In 2010, the economic development agency for Rhode Island was keen to lure former Red Sox pitcher Curt Schilling’s startup video game company, 38 Studios, to the Ocean State.
What better way than to offer $75 million in municipal bonds to investors and then use the proceeds to lend money to the pre-revenue company so it could complete development of its “massively multiplayer” online video game code-named Project Copernicus?
Rhode Island can issue such bonds because of a state government program to spur economic development and increase employment opportunities.
But in its all-out-effort to attract Schilling and his company, the Rhode Island Economic Development Corp. and bond underwriter Wells Fargo Securities glossed over some of the funding risks when communicating to prospective investors in the bonds, the U.S. Securities and Exchange Commission alleges.
The bond offering document, according to the SEC, did not disclose that even with the proceeds of the loan financed by the 38 Studios bonds, the company faced a known shortfall in funding — rendering the offering document “a misleading half-truth.”

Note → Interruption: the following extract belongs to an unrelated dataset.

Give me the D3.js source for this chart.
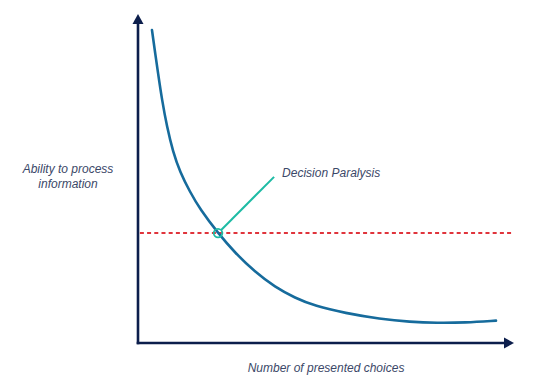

After obtaining the net proceeds from the bonds, about $51 million, 38 Studios attempted to land the additional financing it would need to complete Project Copernicus, but was unable to do so, according to the SEC. The firm in 2012 defaulted on its loan payments to the agency and then filed for bankruptcy.

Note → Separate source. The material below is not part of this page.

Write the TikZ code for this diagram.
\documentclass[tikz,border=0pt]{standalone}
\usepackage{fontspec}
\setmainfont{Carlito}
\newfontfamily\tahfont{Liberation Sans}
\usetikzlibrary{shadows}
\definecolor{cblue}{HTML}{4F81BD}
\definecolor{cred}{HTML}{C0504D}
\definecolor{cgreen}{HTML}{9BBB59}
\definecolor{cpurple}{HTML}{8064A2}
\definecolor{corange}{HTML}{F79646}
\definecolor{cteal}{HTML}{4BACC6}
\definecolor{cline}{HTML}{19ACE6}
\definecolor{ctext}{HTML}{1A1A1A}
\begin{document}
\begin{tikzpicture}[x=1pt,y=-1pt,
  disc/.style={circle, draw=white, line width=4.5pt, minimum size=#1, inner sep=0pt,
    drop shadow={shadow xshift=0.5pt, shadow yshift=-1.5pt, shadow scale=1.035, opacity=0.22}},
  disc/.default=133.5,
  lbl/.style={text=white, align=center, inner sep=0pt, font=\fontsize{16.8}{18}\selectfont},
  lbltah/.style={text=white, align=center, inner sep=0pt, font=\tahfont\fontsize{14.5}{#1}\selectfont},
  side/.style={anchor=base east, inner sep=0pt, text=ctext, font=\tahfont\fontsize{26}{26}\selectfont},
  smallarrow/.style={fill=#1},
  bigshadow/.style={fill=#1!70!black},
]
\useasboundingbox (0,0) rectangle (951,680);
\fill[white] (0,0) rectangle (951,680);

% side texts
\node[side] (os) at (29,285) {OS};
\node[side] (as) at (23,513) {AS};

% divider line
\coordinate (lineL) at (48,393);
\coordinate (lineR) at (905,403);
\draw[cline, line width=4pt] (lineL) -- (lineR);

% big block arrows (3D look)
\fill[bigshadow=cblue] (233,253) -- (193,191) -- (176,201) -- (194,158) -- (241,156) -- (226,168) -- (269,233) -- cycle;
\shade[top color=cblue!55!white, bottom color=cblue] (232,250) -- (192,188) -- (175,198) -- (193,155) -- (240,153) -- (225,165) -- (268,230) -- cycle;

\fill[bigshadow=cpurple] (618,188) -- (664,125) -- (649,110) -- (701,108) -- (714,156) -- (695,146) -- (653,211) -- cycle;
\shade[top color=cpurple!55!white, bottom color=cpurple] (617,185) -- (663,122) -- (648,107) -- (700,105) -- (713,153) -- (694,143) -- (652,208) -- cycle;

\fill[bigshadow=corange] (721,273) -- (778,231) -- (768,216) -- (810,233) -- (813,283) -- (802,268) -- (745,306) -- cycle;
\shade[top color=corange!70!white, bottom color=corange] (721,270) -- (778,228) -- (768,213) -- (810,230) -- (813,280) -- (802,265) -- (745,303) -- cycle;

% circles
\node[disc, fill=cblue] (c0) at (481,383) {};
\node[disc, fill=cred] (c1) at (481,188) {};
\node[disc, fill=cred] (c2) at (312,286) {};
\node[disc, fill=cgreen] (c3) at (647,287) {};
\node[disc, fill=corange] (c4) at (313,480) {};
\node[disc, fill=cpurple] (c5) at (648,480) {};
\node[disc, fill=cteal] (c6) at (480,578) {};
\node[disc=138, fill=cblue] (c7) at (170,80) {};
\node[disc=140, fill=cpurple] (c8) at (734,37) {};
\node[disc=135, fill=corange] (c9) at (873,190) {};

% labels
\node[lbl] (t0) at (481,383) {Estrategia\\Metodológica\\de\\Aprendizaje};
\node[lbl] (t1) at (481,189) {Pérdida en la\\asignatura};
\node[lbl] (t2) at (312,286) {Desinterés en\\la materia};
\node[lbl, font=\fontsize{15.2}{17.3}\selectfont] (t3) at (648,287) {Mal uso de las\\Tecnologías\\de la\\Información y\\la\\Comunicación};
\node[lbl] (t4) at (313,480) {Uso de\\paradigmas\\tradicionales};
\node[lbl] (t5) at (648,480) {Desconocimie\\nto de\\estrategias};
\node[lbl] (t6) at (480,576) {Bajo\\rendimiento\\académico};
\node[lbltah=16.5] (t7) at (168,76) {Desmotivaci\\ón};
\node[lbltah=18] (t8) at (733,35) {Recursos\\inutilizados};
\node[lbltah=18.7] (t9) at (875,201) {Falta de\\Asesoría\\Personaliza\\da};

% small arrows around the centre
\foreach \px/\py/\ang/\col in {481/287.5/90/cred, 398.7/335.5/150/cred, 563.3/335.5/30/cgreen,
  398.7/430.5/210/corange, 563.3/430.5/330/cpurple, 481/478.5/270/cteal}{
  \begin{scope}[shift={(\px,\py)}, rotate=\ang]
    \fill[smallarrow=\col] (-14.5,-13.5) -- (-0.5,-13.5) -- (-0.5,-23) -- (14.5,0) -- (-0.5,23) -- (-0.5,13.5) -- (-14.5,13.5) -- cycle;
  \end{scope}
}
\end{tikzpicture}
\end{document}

On Monday, the SEC charged the Rhode Island agency, since renamed the Rhode Island Commerce Corp., and Wells Fargo Securities (as well as two agency executives and a Wells Fargo banker) with defrauding investors in the bond offering.
“Municipal issuers and underwriters must provide investors with a clear-eyed view of the risks involved in an economic development project being financed through bond offerings,” Andrew Ceresney, director of the SEC enforcement division, said in a press release. “We allege that the RIEDC and Wells Fargo knew that 38 Studios needed an additional $25 million to fund the project yet failed to pass that material information along to bond investors, who were denied a complete financial picture.”
Former executives of the Rhode Island agency Keith W. Stokes and James Michael Saul were responsible “through recklessness or negligence” for the agency’s failure to make complete and truthful disclosures in the offering document, according to the SEC’s complaint. The two were charged by the SEC with aiding and abetting the fraud, and both agreed to settle the charges without admitting or denying the allegations, each paying a $25,000 penalty. They are also prohibited from participating in any future municipal securities offerings.
The offering document also failed to disclose the full amount of compensation that the offering’s lead placement agent, Wells Fargo, was receiving from the transaction, the SEC charged. Wells Fargo’s actual compensation from the offering was almost double that which was disclosed, as the result of a side deal that Wells Fargo had with 38 Studios. This undisclosed compensation, which created a potential conflict of interest, was material and should have been disclosed, the SEC said.
Wells Fargo’s lead banker on the deal, Peter M. Cannava, was responsible for the bank’s failure to ensure that the offering document contained complete and truthful disclosures both about the need for additional funding — beyond the bonds — to complete the project being financed and Wells Fargo’s compensation, according to the SEC.
The SEC’s litigation continues against Cannava, Wells Fargo, and the Rhode Island agency.
“Contrary to what the SEC is trying to suggest, Cannava was not the lead banker on this matter,” Cannava’s attorney Brian Kelly told Bloomberg. “The SEC is trying to scapegoat a mid-level banker instead of focusing on the mistakes of Rhode Island politicians. We will fight this vigorously.”
“Rhode Island lawmakers have occasionally floated the notion of failing to pay on the bonds, causing Moody’s Investors Service and Standard & Poor’s to threaten downgrades to the state’s credit,” Bloomberg wrote.